En un tiempo, yo vivía sin la ley, pero cuando vino el mandamiento, el pecado cobró vida y yo morí.
Entonces me di cuenta de que el mismo mandamiento que debía darme vida, me llevó a la muerte,
porque el pecado se aprovechó del mandamiento y me engañó, y por medio de él me mató.
Podemos decir, entonces, que la ley es santa, y que el mandamiento es santo, justo y bueno.
Pero entonces, ¿lo que es bueno, se convirtió en muerte para mí? ¡De ninguna manera! Más bien el pecado, para demostrar que es pecado, produjo en mí la muerte por medio de lo que es bueno, a fin de que por medio del mandamiento llegara a ser extremadamente pecaminoso.

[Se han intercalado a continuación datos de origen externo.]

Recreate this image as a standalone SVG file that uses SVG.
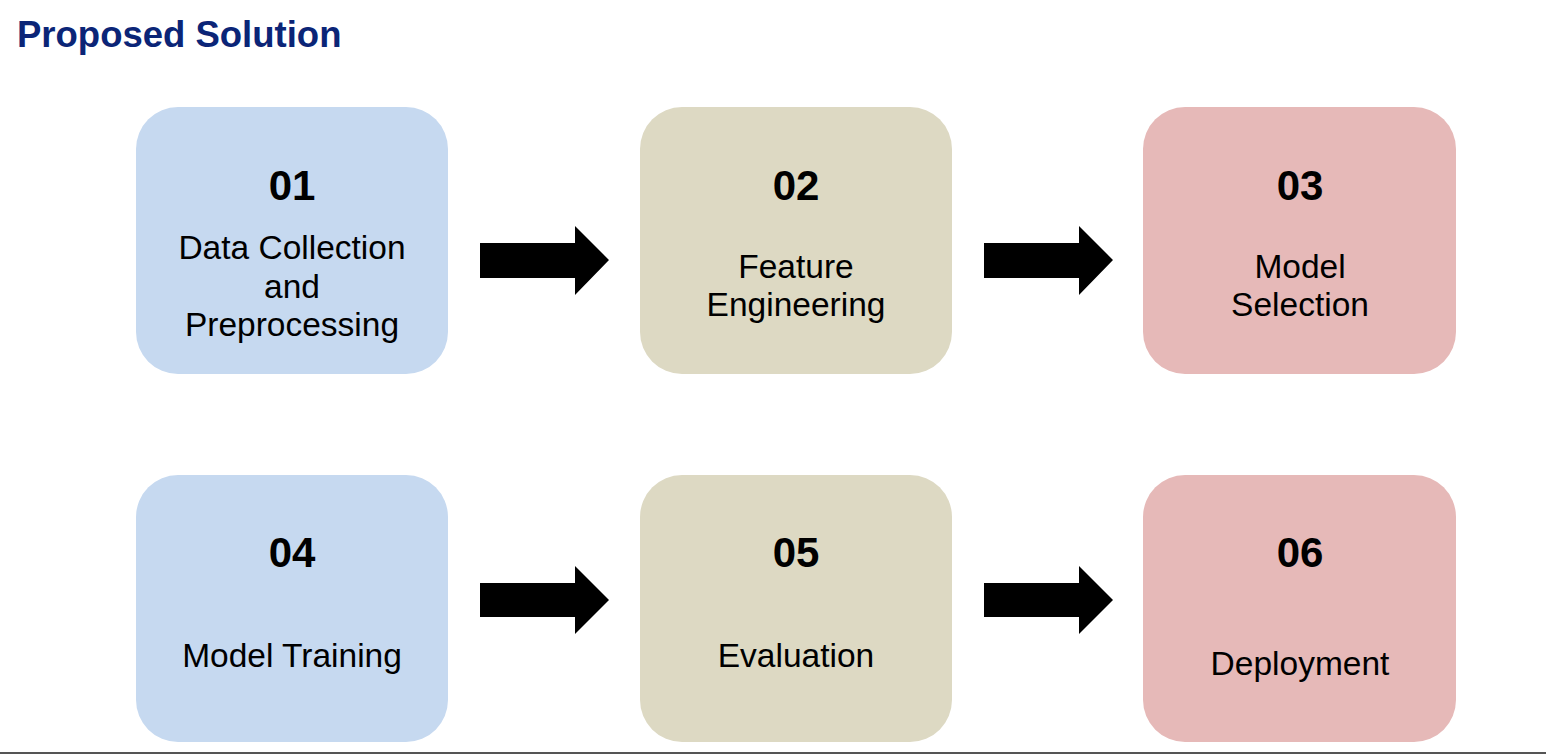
<svg xmlns="http://www.w3.org/2000/svg" width="1546" height="754" viewBox="0 0 1546 754">
<style>
.num{font-family:"Liberation Sans",Arial,sans-serif;font-weight:bold;font-size:42px;fill:#000;text-anchor:middle}
.lbl{font-family:"Liberation Sans",Arial,sans-serif;font-size:33.5px;fill:#000;text-anchor:middle}
.title{font-family:"Liberation Sans",Arial,sans-serif;font-weight:bold;font-size:36.5px;fill:#0b2577}
.blue{fill:#c6d9f0}.beige{fill:#ddd9c3}.pink{fill:#e6b9b8}
.arrow{fill:#000}
</style>
<rect width="1546" height="754" fill="#fff"/>
<text class="title" x="17" y="47">Proposed Solution</text>
<g id="node01"><rect class="blue" x="136" y="107" width="312" height="267" rx="42"/><text class="num" x="292" y="200">01</text><text class="lbl" x="292" y="259">Data Collection</text><text class="lbl" x="292" y="298">and</text><text class="lbl" x="292" y="336">Preprocessing</text></g>
<g id="node02"><rect class="beige" x="640" y="107" width="312" height="267" rx="42"/><text class="num" x="796" y="200">02</text><text class="lbl" x="796" y="278">Feature</text><text class="lbl" x="796" y="316">Engineering</text></g>
<g id="node03"><rect class="pink" x="1143" y="107" width="313" height="267" rx="42"/><text class="num" x="1300" y="200">03</text><text class="lbl" x="1300" y="278">Model</text><text class="lbl" x="1300" y="316">Selection</text></g>
<g id="node04"><rect class="blue" x="136" y="475" width="312" height="267" rx="42"/><text class="num" x="292" y="567">04</text><text class="lbl" x="292" y="667">Model Training</text></g>
<g id="node05"><rect class="beige" x="640" y="475" width="312" height="267" rx="42"/><text class="num" x="796" y="567">05</text><text class="lbl" x="796" y="667">Evaluation</text></g>
<g id="node06"><rect class="pink" x="1143" y="475" width="313" height="267" rx="42"/><text class="num" x="1300" y="567">06</text><text class="lbl" x="1300" y="675">Deployment</text></g>
<g id="connectors">
<path class="arrow" d="M480,243 H575 V226 L609,260 L575,295 V278 H480 Z"/>
<path class="arrow" d="M984,243 H1079 V226 L1113,260 L1079,295 V278 H984 Z"/>
<path class="arrow" d="M480,583 H575 V566 L609,600 L575,634 V617 H480 Z"/>
<path class="arrow" d="M984,583 H1079 V566 L1113,600 L1079,634 V617 H984 Z"/>
</g>
<rect x="0" y="752" width="1546" height="2" fill="#555"/>
</svg>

Sabemos que la ley es espiritual. Pero yo soy un simple ser carnal, que ha sido vendido como esclavo al pecado.
No entiendo qué me pasa, pues no hago lo que quiero, sino lo que aborrezco.
Y si hago lo que no quiero hacer, compruebo entonces que la ley es buena.
De modo que no soy yo quien hace aquello, sino el pecado que habita en mí.
Yo sé que en mí, esto es, en mi naturaleza humana, no habita el bien; porque el desear el bien está en mí, pero no el hacerlo.
Porque no hago el bien que quiero, sino el mal que no quiero.
Y si hago lo que no quiero, ya no soy yo quien lo hace, sino el pecado que habita en mí.
Entonces, aunque quiero hacer el bien, descubro esta ley: que el mal está en mí.
Porque, según el hombre interior, me deleito en la ley de Dios;
pero encuentro que hay otra ley en mis miembros, la cual se rebela contra la ley de mi mente y me mantiene sujeto a la ley del pecado que está en mis miembros.
¡Miserable de mí! ¿Quién me librará de este cuerpo de muerte?
Doy gracias a Dios, por medio de nuestro Señor Jesucristo. Así que yo mismo, con la mente, sirvo a la ley de Dios, pero con la naturaleza humana sirvo a la ley del pecado.